Kakao headquarters in Pangyo, Gyunggi Province (Kakao)
Korea’s IT giant Kakao said Thursday it will ban CEOs and executives representing its subsidiaries from selling company shares shortly after their market debuts in an apparent move to quell public criticism over their management ethics.
According to Kakao’s Corporate Alignment Center, the new control tower that oversees Kakao affiliates, CEOs and executives will be prohibited from exercising stock options within two years and one year after the listing day, respectively.
In particular, two or more executives cannot jointly sell company shares to prevent a drastic change in the stock price, a Kakao official said.
Also, executives must notify the control tower and the affiliate company’s investor relations team of when and how much shares they are planning on selling before carrying out the actual sale. The new set of intra-company regulations is mandated even for executives leaving the company or moving to another group unit.
“We will draw up other guidelines to strengthen the morale in executives and ponder upon the social responsibility of Kakao,” the CAC said.

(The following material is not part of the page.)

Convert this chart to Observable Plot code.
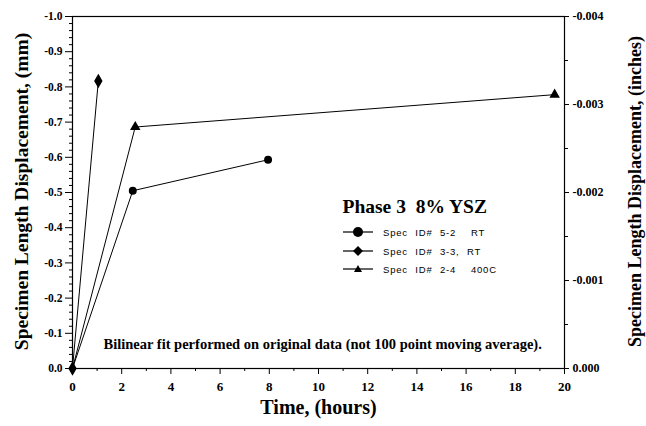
<!DOCTYPE html>
<html>
<head>
<meta charset="utf-8">
<script src="https://cdn.jsdelivr.net/npm/d3@7"></script>
<script src="https://cdn.jsdelivr.net/npm/@observablehq/plot@0.6"></script>
<style>
  body { margin: 0; background: #fff; }
  #wrap { position: relative; width: 646px; height: 426px; }
  #legend { position: absolute; left: 0; top: 0; font-family: "Liberation Sans", Arial, sans-serif; font-size: 9.5px; letter-spacing: 0.8px; word-spacing: 4px; white-space: pre; color: #000; }
  .row { position: absolute; left: 343px; height: 14px; display: flex; align-items: center; }
  .row svg { display: block; }
  .row span { margin-left: 10px; }
</style>
</head>
<body>
<div id="wrap"></div>
<script>
// Data
const seriesNames = ["Spec ID# 5-2  RT", "Spec ID# 3-3, RT", "Spec ID# 2-4  400C"];
const seriesSymbols = ["circle", "diamond", "triangle"];
const time52 = [0, 2.45, 7.95];
const disp52 = [0, -0.505, -0.593];
const time33 = [0, 1.05];
const disp33 = [0, -0.817];
const time24 = [0, 2.55, 19.6];
const disp24 = [0, -0.686, -0.778];
const xTicks = [0, 2, 4, 6, 8, 10, 12, 14, 16, 18, 20];
const yTicksMm = [0, -0.1, -0.2, -0.3, -0.4, -0.5, -0.6, -0.7, -0.8, -0.9, -1.0];
const yTicksInch = [0, -0.001, -0.002, -0.003, -0.004];
const inchToAxis = 250; // right axis is drawn so that -0.004 aligns with -1.0

const rows = [];
[[time52, disp52], [time33, disp33], [time24, disp24]].forEach(([t, d], i) => {
  t.forEach((v, j) => rows.push({series: seriesNames[i], symbol: seriesSymbols[i], t: v, d: d[j]}));
});
const markerRows = rows.filter(r => r.t > 0 || r.symbol === "diamond");

const xMinor = d3.range(1, 20, 2);
const yMinor = d3.range(0, 51).map(i => -i * 0.02).filter(v => !yTicksMm.some(m => Math.abs(m - v) < 1e-9));
const inchMinor = [-0.0005, -0.0015, -0.0025, -0.0035].map(v => v * inchToAxis);

const serif = "Liberation Serif, Times New Roman, serif";

const chart = Plot.plot({
  width: 646,
  height: 426,
  marginLeft: 72,
  marginRight: 82,
  marginTop: 16,
  marginBottom: 58,
  style: {fontFamily: serif, color: "#000", background: "#fff"},
  x: {domain: [0, 20]},
  y: {domain: [0, -1]},
  symbol: {domain: seriesSymbols, range: seriesSymbols},
  marks: [
    Plot.frame({stroke: "#000", strokeWidth: 1.2}),
    Plot.axisX({ticks: xTicks, tickSize: 6, tickPadding: 7, fontSize: 13, fontWeight: "bold", tickFormat: d => String(d), label: null}),
    Plot.axisX({ticks: xMinor, tickSize: 3, tickFormat: () => "", label: null}),
    Plot.axisY({ticks: yTicksMm, tickSize: 7, tickPadding: 3, fontSize: 11.5, fontWeight: "bold", tickFormat: d => d.toFixed(1), label: null}),
    Plot.axisY({ticks: yMinor, tickSize: 3, tickFormat: () => "", label: null}),
    Plot.axisY({anchor: "right", ticks: yTicksInch.map(v => v * inchToAxis), tickSize: 4, tickPadding: 4, fontSize: 12, fontWeight: "bold", tickFormat: d => (d / inchToAxis).toFixed(3), label: null}),
    Plot.axisY({anchor: "right", ticks: inchMinor, tickSize: 3, tickFormat: () => "", label: null}),
    Plot.line(rows, {x: "t", y: "d", z: "series", stroke: "#000", strokeWidth: 1}),
    Plot.dot(markerRows, {x: "t", y: "d", symbol: "symbol", fill: "#000", stroke: "#000",
      r: d => d.symbol === "circle" ? 5.5 : d.symbol === "diamond" ? 6.5 : 4.5}),
    Plot.text(["Phase 3  8% YSZ"], {frameAnchor: "top-left", dx: 270, dy: 183, textAnchor: "start", fontSize: 19.5, fontWeight: "bold"}),
    Plot.text(["Bilinear fit performed on original data (not 100 point moving average)."], {frameAnchor: "bottom-left", dx: 31, dy: -20, textAnchor: "start", fontSize: 14.5, fontWeight: "bold"}),
    Plot.text(["Time, (hours)"], {frameAnchor: "bottom", dx: 0, dy: 45, fontSize: 20, fontWeight: "bold"}),
    Plot.text(["Specimen Length Displacement, (mm)"], {frameAnchor: "left", dx: -51, dy: -1, rotate: -90, textAnchor: "middle", fontSize: 19.5, fontWeight: "bold"}),
    Plot.text(["Specimen Length Displacement, (inches)"], {frameAnchor: "right", dx: 71, dy: -1, rotate: -90, textAnchor: "middle", fontSize: 18, fontWeight: "bold"})
  ]
});

const wrap = document.getElementById("wrap");
wrap.appendChild(chart);

// Legend overlay
const legend = document.createElement("div");
legend.id = "legend";
const legendTops = [225, 244, 262];
const sym = {
  circle: '<circle cx="15" cy="7" r="5" fill="#000"/>',
  diamond: '<path d="M15 2 L20 7 L15 12 L10 7 Z" fill="#000"/>',
  triangle: '<path d="M15 3 L19 10 L11 10 Z" fill="#000"/>'
};
seriesNames.forEach((name, i) => {
  const row = document.createElement("div");
  row.className = "row";
  row.style.top = legendTops[i] + "px";
  row.innerHTML = `<svg width="30" height="14"><line x1="0" x2="30" y1="7" y2="7" stroke="#000" stroke-width="1.2"/>${sym[seriesSymbols[i]]}</svg><span>${name}</span>`;
  legend.appendChild(row);
});
wrap.appendChild(legend);
</script>
</body>
</html>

The announcement came days after its incoming CEO Ryu Young-joon offered to resign the top post for drawing ire over his selling his Kakao Pay shares only a month after the company went public. Ryu will remain as CEO of Kakao Pay, the payment arm of the messaging giant, until March, the company said.
Ryu and seven other senior executives sold a combined 440,933 shares, collecting a total profit of approximately a combined 90 billion won ($75 million).
According to reports, Ryu has made a profit of 40 billion won, sparking criticism for his undermining corporate ethics and causing a fall in Kakao Pay share prices.